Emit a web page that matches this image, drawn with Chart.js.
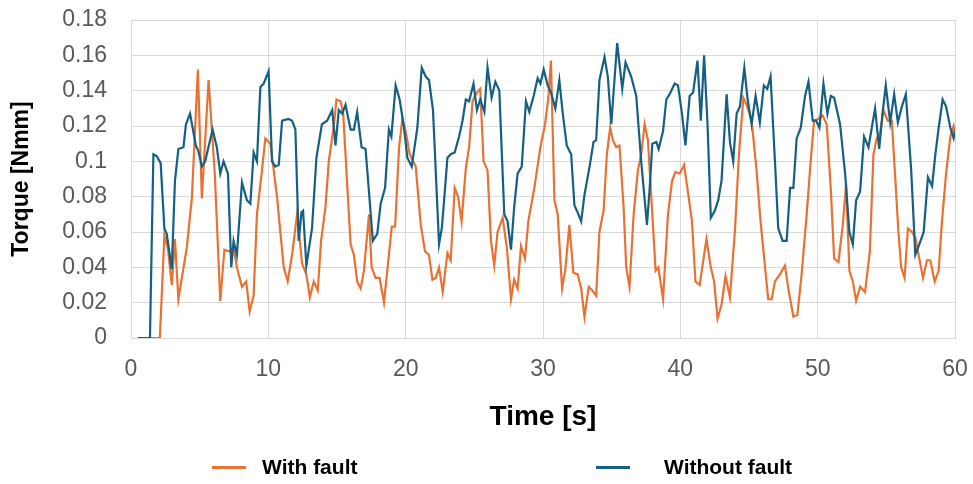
<!DOCTYPE html>
<html>
<head>
<meta charset="utf-8">
<script src="https://cdn.jsdelivr.net/npm/chart.js@4"></script>
<style>
  html, body { margin: 0; padding: 0; background: #ffffff; }
  #wrap { position: relative; width: 973px; height: 484px; font-family: "Liberation Sans", Arial, sans-serif; }
  #chart { position: absolute; left: 0; top: 0; }
  .lg-item { position: absolute; top: 455px; height: 24px; }
  .lg-swatch { position: absolute; top: 11px; height: 3px; width: 34px; }
  .lg-text { position: absolute; top: 0; left: 50px; font-weight: bold; font-size: 21px; line-height: 24px; color: #000; white-space: nowrap; }
</style>
</head>
<body>
<div id="wrap">
  <canvas id="chart" width="973" height="484"></canvas>
  <div id="legend"></div>
</div>
<script>
// ---- Data ----
const seriesNames = ["With fault", "Without fault"];

const faultTime = [0.5,2.1,2.43,2.68,2.97,3.2,3.45,4.06,4.43,4.87,5.16,5.65,6.1,6.5,6.8,7.15,7.47,7.71,8.08,8.39,8.64,8.93,9.17,9.54,9.78,10.15,10.63,11.12,11.41,11.73,12.09,12.46,12.77,13.02,13.31,13.6,13.84,14.16,14.4,14.77,14.96,15.26,15.45,15.99,16.23,16.47,16.72,16.96,17.33,17.52,17.81,18.1,18.42,18.78,18.99,19.23,19.52,19.76,20.0,20.29,20.73,21.1,21.41,21.7,21.95,22.19,22.43,22.7,23.04,23.28,23.57,23.82,24.07,24.38,24.62,24.87,25.11,25.43,25.67,25.96,26.21,26.45,26.69,27.06,27.37,27.67,27.9,28.15,28.4,28.69,28.93,29.37,29.81,30.15,30.39,30.58,30.83,31.07,31.39,31.63,31.92,32.21,32.53,32.78,33.02,33.33,33.58,33.87,34.11,34.41,34.65,34.89,35.09,35.33,35.57,35.87,36.06,36.3,36.6,36.91,37.15,37.4,37.64,37.96,38.2,38.4,38.74,39.1,39.4,39.64,39.95,40.27,40.51,40.85,41.1,41.41,41.9,42.22,42.46,42.71,43.0,43.29,43.61,43.97,44.27,44.59,44.83,45.19,45.55,45.84,46.08,46.4,46.65,46.89,47.25,47.62,47.86,48.23,48.52,48.83,49.2,49.49,49.74,50.04,50.36,50.66,50.95,51.2,51.51,51.83,52.07,52.31,52.56,52.8,53.09,53.45,53.8,54.06,54.3,54.55,54.79,55.1,55.4,55.6,55.88,56.08,56.33,56.57,56.86,57.11,57.4,57.67,57.96,58.2,58.52,58.81,59.05,59.35,59.66,59.9,60.0];
const faultTorque = [0,0,0.058,0.051,0.030,0.056,0.022,0.051,0.079,0.152,0.079,0.146,0.093,0.021,0.050,0.049,0.051,0.040,0.029,0.032,0.015,0.024,0.070,0.095,0.113,0.110,0.080,0.040,0.032,0.047,0.070,0.042,0.036,0.023,0.032,0.027,0.055,0.074,0.100,0.120,0.135,0.134,0.127,0.053,0.047,0.032,0.028,0.038,0.070,0.040,0.034,0.034,0.020,0.047,0.063,0.063,0.108,0.124,0.117,0.104,0.097,0.064,0.049,0.047,0.033,0.034,0.040,0.026,0.048,0.044,0.085,0.080,0.066,0.096,0.108,0.134,0.138,0.141,0.100,0.095,0.055,0.041,0.060,0.068,0.051,0.022,0.033,0.028,0.052,0.045,0.066,0.085,0.108,0.121,0.136,0.157,0.078,0.070,0.028,0.039,0.064,0.037,0.036,0.028,0.012,0.029,0.027,0.024,0.060,0.072,0.104,0.119,0.112,0.108,0.109,0.074,0.040,0.029,0.070,0.095,0.104,0.121,0.112,0.070,0.038,0.040,0.022,0.070,0.089,0.094,0.093,0.098,0.085,0.066,0.032,0.030,0.056,0.040,0.032,0.011,0.019,0.035,0.023,0.060,0.104,0.136,0.132,0.123,0.095,0.066,0.047,0.022,0.022,0.032,0.036,0.041,0.028,0.012,0.013,0.036,0.070,0.100,0.123,0.124,0.126,0.121,0.085,0.045,0.043,0.064,0.087,0.038,0.032,0.021,0.029,0.026,0.049,0.104,0.113,0.116,0.129,0.123,0.123,0.097,0.060,0.040,0.034,0.062,0.060,0.057,0.045,0.034,0.044,0.044,0.032,0.038,0.066,0.093,0.114,0.120,0.115];

const normalTime = [0.5,1.38,1.63,1.87,2.16,2.43,2.6,2.97,3.2,3.45,3.82,4.0,4.3,4.72,4.9,5.16,5.4,5.94,6.25,6.5,6.74,7.06,7.3,7.47,7.71,8.08,8.44,8.69,8.93,9.17,9.42,9.66,10.02,10.27,10.51,10.76,11.0,11.48,11.73,11.97,12.21,12.41,12.53,12.77,13.18,13.5,13.9,14.28,14.65,14.89,15.13,15.38,15.62,15.99,16.23,16.47,16.79,17.08,17.61,17.93,18.18,18.5,18.78,18.96,19.27,19.56,19.88,20.12,20.44,20.85,21.17,21.46,21.7,21.99,22.43,22.63,22.8,23.04,23.28,23.57,23.89,24.14,24.38,24.62,24.94,25.19,25.43,25.73,25.96,26.26,26.53,26.82,27.18,27.42,27.67,27.9,28.15,28.45,28.76,29.0,29.32,29.61,29.81,30.05,30.34,30.58,30.9,31.19,31.44,31.73,32.05,32.29,32.53,32.78,33.02,33.39,33.68,33.87,34.11,34.48,34.72,34.97,35.4,35.77,36.01,36.42,36.79,37.15,37.57,37.77,37.96,38.25,38.42,38.74,38.98,39.22,39.59,39.83,40.12,40.37,40.68,40.93,41.25,41.49,41.73,41.98,42.22,42.51,42.76,43.0,43.37,43.61,43.85,44.1,44.34,44.66,44.9,45.19,45.48,45.79,46.08,46.33,46.57,46.89,47.13,47.45,47.74,47.99,48.23,48.47,48.77,49.08,49.33,49.64,49.89,50.13,50.42,50.71,50.96,51.2,51.63,52.0,52.31,52.56,52.8,53.09,53.38,53.7,54.18,54.48,54.72,54.96,55.28,55.57,55.84,56.13,56.42,56.81,57.11,57.4,57.72,58.03,58.33,58.57,58.81,59.1,59.35,59.66,59.9,60.0];
const normalTorque = [0,0,0.104,0.103,0.099,0.062,0.059,0.039,0.089,0.107,0.108,0.121,0.127,0.109,0.106,0.097,0.100,0.118,0.108,0.093,0.100,0.093,0.040,0.055,0.047,0.088,0.078,0.076,0.105,0.100,0.142,0.144,0.151,0.100,0.097,0.098,0.123,0.124,0.123,0.118,0.055,0.071,0.072,0.041,0.062,0.102,0.121,0.123,0.129,0.109,0.129,0.127,0.132,0.118,0.118,0.128,0.108,0.107,0.055,0.059,0.076,0.085,0.118,0.114,0.143,0.135,0.119,0.102,0.097,0.119,0.153,0.148,0.146,0.129,0.053,0.062,0.078,0.102,0.104,0.105,0.114,0.123,0.135,0.134,0.144,0.129,0.135,0.128,0.153,0.136,0.145,0.140,0.070,0.066,0.050,0.074,0.093,0.097,0.134,0.128,0.137,0.147,0.144,0.152,0.143,0.139,0.130,0.146,0.127,0.109,0.104,0.075,0.071,0.066,0.081,0.097,0.111,0.112,0.146,0.159,0.148,0.121,0.167,0.141,0.156,0.148,0.137,0.100,0.064,0.085,0.110,0.111,0.107,0.117,0.135,0.138,0.144,0.143,0.127,0.109,0.137,0.139,0.157,0.123,0.160,0.121,0.068,0.072,0.078,0.089,0.138,0.111,0.100,0.127,0.131,0.153,0.135,0.121,0.137,0.122,0.143,0.141,0.148,0.100,0.062,0.055,0.055,0.085,0.085,0.113,0.119,0.137,0.145,0.123,0.123,0.119,0.144,0.127,0.137,0.136,0.121,0.093,0.060,0.053,0.078,0.083,0.114,0.108,0.130,0.107,0.127,0.143,0.122,0.138,0.122,0.131,0.138,0.095,0.047,0.053,0.060,0.091,0.086,0.104,0.119,0.135,0.131,0.119,0.113,0.117];

const xTicks = [0, 10, 20, 30, 40, 50, 60];
const yTicks = [0, 0.02, 0.04, 0.06, 0.08, 0.1, 0.12, 0.14, 0.16, 0.18];

// ---- Build chart ----
const toPoints = (xs, ys) => xs.map((x, i) => ({ x: x, y: ys[i] }));
const FONT = '"Liberation Sans", Arial, sans-serif';
const colorFault = '#E97132';
const colorNormal = '#156082';

const datasets = [
  { label: seriesNames[1], data: toPoints(normalTime, normalTorque), borderColor: colorNormal, backgroundColor: colorNormal, borderWidth: 2.2, pointRadius: 0, tension: 0, fill: false },
  { label: seriesNames[0], data: toPoints(faultTime, faultTorque), borderColor: colorFault, backgroundColor: colorFault, borderWidth: 2.2, pointRadius: 0, tension: 0, fill: false }
];

const chart = new Chart(document.getElementById('chart'), {
  type: 'line',
  data: { datasets: datasets },
  options: {
    responsive: false,
    animation: false,
    layout: { padding: { top: 20, right: 18, bottom: 46, left: 0 } },
    plugins: { legend: { display: false }, tooltip: { enabled: false } },
    scales: {
      x: {
        type: 'linear', min: xTicks[0], max: xTicks[xTicks.length - 1],
        afterBuildTicks: (s) => { s.ticks = xTicks.map(v => ({ value: v })); },
        afterFit: (s) => { s.height = 100; },
        grid: { color: '#d9d9d9', lineWidth: 1, drawTicks: true, tickLength: 18, tickColor: 'rgba(0,0,0,0)' },
        border: { color: '#d9d9d9' },
        ticks: { padding: 0, color: '#595959', font: { family: FONT, size: 23 }, maxRotation: 0 },
        title: { display: true, text: 'Time [s]', color: '#000', font: { family: FONT, size: 28, weight: 'bold' }, padding: { top: 0, bottom: 4 } }
      },
      y: {
        type: 'linear', min: yTicks[0], max: yTicks[yTicks.length - 1],
        afterBuildTicks: (s) => { s.ticks = yTicks.map(v => ({ value: v })); },
        afterFit: (s) => { s.width = 131; },
        grid: { color: '#d9d9d9', lineWidth: 1, drawTicks: true, tickLength: 24, tickColor: 'rgba(0,0,0,0)' },
        border: { color: '#d9d9d9' },
        ticks: { padding: 0, color: '#595959', font: { family: FONT, size: 23 }, callback: (v) => String(parseFloat(Number(v).toFixed(2))) },
        title: { display: true, text: 'Torque [Nmm]', color: '#000', font: { family: FONT, size: 23, weight: 'bold' }, padding: { top: 8, bottom: 0 } }
      }
    }
  }
});

// ---- HTML legend built from the datasets ----
const legendEl = document.getElementById('legend');
const legendOrder = [seriesNames[0], seriesNames[1]];
const legendLeft = [212, 596];
const textOffset = [50, 68];
legendOrder.forEach((name, i) => {
  const ds = chart.data.datasets.find(d => d.label === name);
  const item = document.createElement('div');
  item.className = 'lg-item';
  item.style.left = legendLeft[i] + 'px';
  const sw = document.createElement('div');
  sw.className = 'lg-swatch';
  sw.style.background = ds.borderColor;
  const tx = document.createElement('div');
  tx.className = 'lg-text';
  tx.style.left = textOffset[i] + 'px';
  tx.textContent = ds.label;
  item.appendChild(sw); item.appendChild(tx);
  legendEl.appendChild(item);
});
</script>
</body>
</html>
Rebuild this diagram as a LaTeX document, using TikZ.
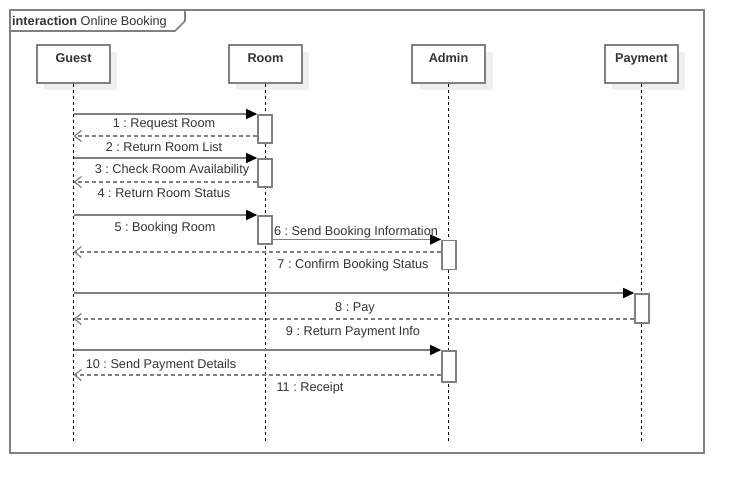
\documentclass[tikz,border=0pt]{standalone}
\usepackage{fontspec}
\setmainfont{Liberation Sans}
\usetikzlibrary{arrows.meta,calc}
\frenchspacing
\definecolor{lgray}{HTML}{808080}
\definecolor{shad}{HTML}{EEEEEE}
\definecolor{txt}{HTML}{333333}
\tikzset{
  frameline/.style={draw=lgray,line width=1.6pt},
  lifebox/.style={draw=lgray,line width=1.6pt,fill=white,minimum width=73pt,minimum height=38pt,inner sep=0pt},
  lifeshadow/.style={fill=shad,draw=none,minimum width=73pt,minimum height=38pt,inner sep=0pt},
  lifeline/.style={draw=black,line width=0.8pt,dash pattern=on 3pt off 3pt},
  actbox/.style={draw=lgray,line width=1.6pt,fill=white,minimum width=14pt,inner sep=0pt,anchor=north},
  callmsg/.style={draw=lgray,line width=1.5pt,-{Triangle[length=11pt,width=10pt,color=black,fill=black]}},
  retmsg/.style={draw=lgray,line width=1.5pt,dash pattern=on 4pt off 3pt,-{Straight Barb[length=7pt,width=11pt,color=lgray,line width=1.2pt]}},
  msglabel/.style={text=txt,font=\fontsize{12.7}{14}\selectfont,inner sep=0pt,anchor=base},
  lifetitle/.style={text=txt,font=\fontsize{12.7}{14}\selectfont\bfseries,inner sep=0pt,anchor=base}
}
\begin{document}
\begin{tikzpicture}[x=1pt,y=-1pt]
\useasboundingbox (0,0) rectangle (744,493);
% frame
\draw[frameline] (10,10) rectangle (704,453);
\draw[frameline] (10,31) -- (175,31) -- (185,21) -- (185,10);
\node[anchor=base west,inner sep=0pt,text=txt,font=\fontsize{12.7}{14}\selectfont] (title) at (12,25) {\textbf{interaction} Online Booking};
% lifeline shadows
\node[lifeshadow] (sg) at (80.5,71) {};
\node[lifeshadow] (sr) at (272.5,71) {};
\node[lifeshadow] (sa) at (456.5,71) {};
\node[lifeshadow] (sp) at (648.5,71) {};
% lifeline boxes
\node[lifebox] (guest) at (73.5,64) {};
\node[lifebox] (room) at (265.5,64) {};
\node[lifebox] (admin) at (448.5,64) {};
\node[lifebox] (pay) at (641.5,64) {};
\node[lifetitle] (tg) at (73.5,62) {Guest};
\node[lifetitle] (tr) at (265.5,62) {Room};
\node[lifetitle] (ta) at (448.5,62) {Admin};
\node[lifetitle] (tp) at (641.5,62) {Payment};
% lifelines
\coordinate (ge) at (73.5,442);
\coordinate (re) at (265.5,442);
\coordinate (ae) at (448.5,442);
\coordinate (pe) at (641.5,442);
\draw[lifeline] (guest.south) -- (ge);
\draw[lifeline] (room.south) -- (re);
\draw[lifeline] (admin.south) -- (ae);
\draw[lifeline] (pay.south) -- (pe);
% activations
\node[actbox,minimum height=28pt] (r1) at (265,114) {};
\node[actbox,minimum height=28pt] (r2) at (265,158) {};
\node[actbox,minimum height=28pt] (r3) at (265,215) {};
\node[actbox,minimum height=29pt] (a1) at (449,239.5) {};
\node[actbox,minimum height=29pt] (p1) at (642,293) {};
\node[actbox,minimum height=31pt] (a2) at (449,350) {};
% message rows
\coordinate (m2) at (0,136);
\coordinate (m4) at (0,182);
\coordinate (m7) at (0,252);
\coordinate (m9) at (0,319);
\coordinate (m11) at (0,375);
% messages
\draw[callmsg] (guest.south |- r1.north west) -- (r1.north west);
\draw[retmsg] (r1.west |- m2) -- (guest.south |- m2);
\draw[callmsg] (guest.south |- r2.north west) -- (r2.north west);
\draw[retmsg] (r2.west |- m4) -- (guest.south |- m4);
\draw[callmsg] (guest.south |- r3.north west) -- (r3.north west);
\draw[callmsg] (r3.east |- a1.north west) -- (a1.north west);
\draw[retmsg] (a1.west |- m7) -- (guest.south |- m7);
\draw[callmsg] (guest.south |- p1.north west) -- (p1.north west);
\draw[retmsg] (p1.west |- m9) -- (guest.south |- m9);
\draw[callmsg] (guest.south |- a2.north west) -- (a2.north west);
\draw[retmsg] (a2.west |- m11) -- (guest.south |- m11);
% labels
\node[msglabel] (l1) at (164,127) {1 : Request Room};
\node[msglabel] (l2) at (164,151) {2 : Return Room List};
\node[msglabel] (l3) at (172,173) {3 : Check Room Availability};
\node[msglabel] (l4) at (164,197) {4 : Return Room Status};
\node[msglabel] (l5) at (165,231) {5 : Booking Room};
\node[msglabel] (l6) at (356,235) {6 : Send Booking Information};
\node[msglabel] (l7) at (353,268) {7 : Confirm Booking Status};
\node[msglabel] (l8) at (355,311) {8 : Pay};
\node[msglabel] (l9) at (353,335) {9 : Return Payment Info};
\node[msglabel] (l10) at (161,368) {10 : Send Payment Details};
\node[msglabel] (l11) at (310,391) {11 : Receipt};
\end{tikzpicture}
\end{document}
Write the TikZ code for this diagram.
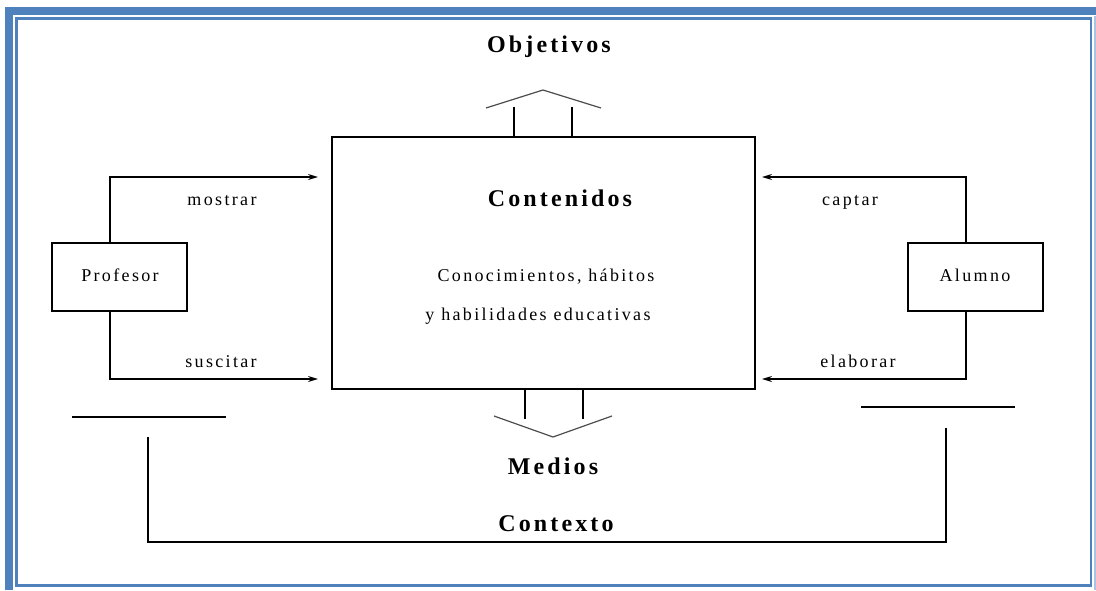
\documentclass[tikz,border=0pt]{standalone}
\usepackage{fontspec}
\setmainfont{Liberation Serif}[LetterSpace=13]
\usetikzlibrary{arrows.meta,calc}
\definecolor{frameblue}{RGB}{79,129,189}
\definecolor{lightblue}{RGB}{170,195,225}
\begin{document}
\begin{tikzpicture}[x=1pt,y=-1pt,
  box/.style={draw,line width=1.4pt,minimum width=135pt,minimum height=68pt,inner sep=0pt},
  bigbox/.style={draw,line width=1.4pt,minimum width=423pt,minimum height=252pt,inner sep=0pt},
  lbl/.style={anchor=base,inner sep=0pt,font=\fontsize{18}{20}\selectfont},
  ttl/.style={anchor=base,inner sep=0pt,font=\fontsize{24}{26}\selectfont\bfseries},
  conn/.style={line width=1.3pt,-{Stealth[length=10pt,width=6pt]}},
  ln/.style={line width=1.3pt},
  chev/.style={line width=1.2pt,black!70}]
\useasboundingbox (0,0) rectangle (1096,590);
% frame
\draw[frameblue,line width=8pt] (9,590) -- (9,11) -- (1096,11);
\draw[frameblue,line width=2.5pt] (16.5,18.5) rectangle (1091,585.5);
\draw[lightblue,line width=2pt] (1094.5,16) -- (1094.5,590);
% boxes
\node[bigbox] (cont) at (543.5,263) {};
\node[box] (prof) at (119.5,277) {};
\node[box] (alum) at (975.5,277) {};
\node[lbl] (proft) at (120,281) {Profesor};
\node[lbl] (alumt) at (975,281) {Alumno};
% texts
\node[ttl] (obj) at (549,52) {Objetivos};
\node[ttl] (contt) at (560,206) {Contenidos};
\node[lbl] (con1) at (546,281) {Conocimientos, hábitos};
\node[lbl] (con2) at (538,320) {y habilidades educativas};
\node[ttl] (medios) at (553,474) {Medios};
\node[ttl] (contexto) at (556,531) {Contexto};
\node[lbl] (mostrar) at (222,205) {mostrar};
\node[lbl] (suscitar) at (221,367) {suscitar};
\node[lbl] (captar) at (850,205) {captar};
\node[lbl] (elaborar) at (858,367) {elaborar};
% coordinates for arrow ends
\coordinate (lt) at (318,177);
\coordinate (lb) at (318,379);
\coordinate (rt) at (762,177);
\coordinate (rb) at (762,379);
% connectors
\draw[conn] ([xshift=-9.5pt]prof.north) |- (lt);
\draw[conn] ([xshift=-9.5pt]prof.south) |- (lb);
\draw[conn] ([xshift=-9.5pt]alum.north) |- (rt);
\draw[conn] ([xshift=-9.5pt]alum.south) |- (rb);
% up arrow (Objetivos)
\draw[ln] ($(cont.north)+(-29.5,0)$) -- ++(0,-29);
\draw[ln] ($(cont.north)+(28.5,0)$) -- ++(0,-29);
\draw[chev] (486,108) -- (543,90) -- (601,108);
% down arrow (Medios)
\draw[ln] ($(cont.south)+(-18.5,0)$) -- ++(0,29);
\draw[ln] ($(cont.south)+(39.5,0)$) -- ++(0,29);
\draw[chev] (494,416) -- (553,437) -- (612,416);
% context
\draw[ln] (72,417) -- (226,417);
\draw[ln] (861,407) -- (1015,407);
\draw[ln] (148,437) -- (148,542) -- (946,542) -- (946,428);
\end{tikzpicture}
\end{document}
----------------
▸ **Written task**
Whichever lines contain the string "diagram", select and copy them.

▸ **Answer to the task**
Rebuild this diagram as a LaTeX document, using TikZ.
Write the TikZ code for this diagram.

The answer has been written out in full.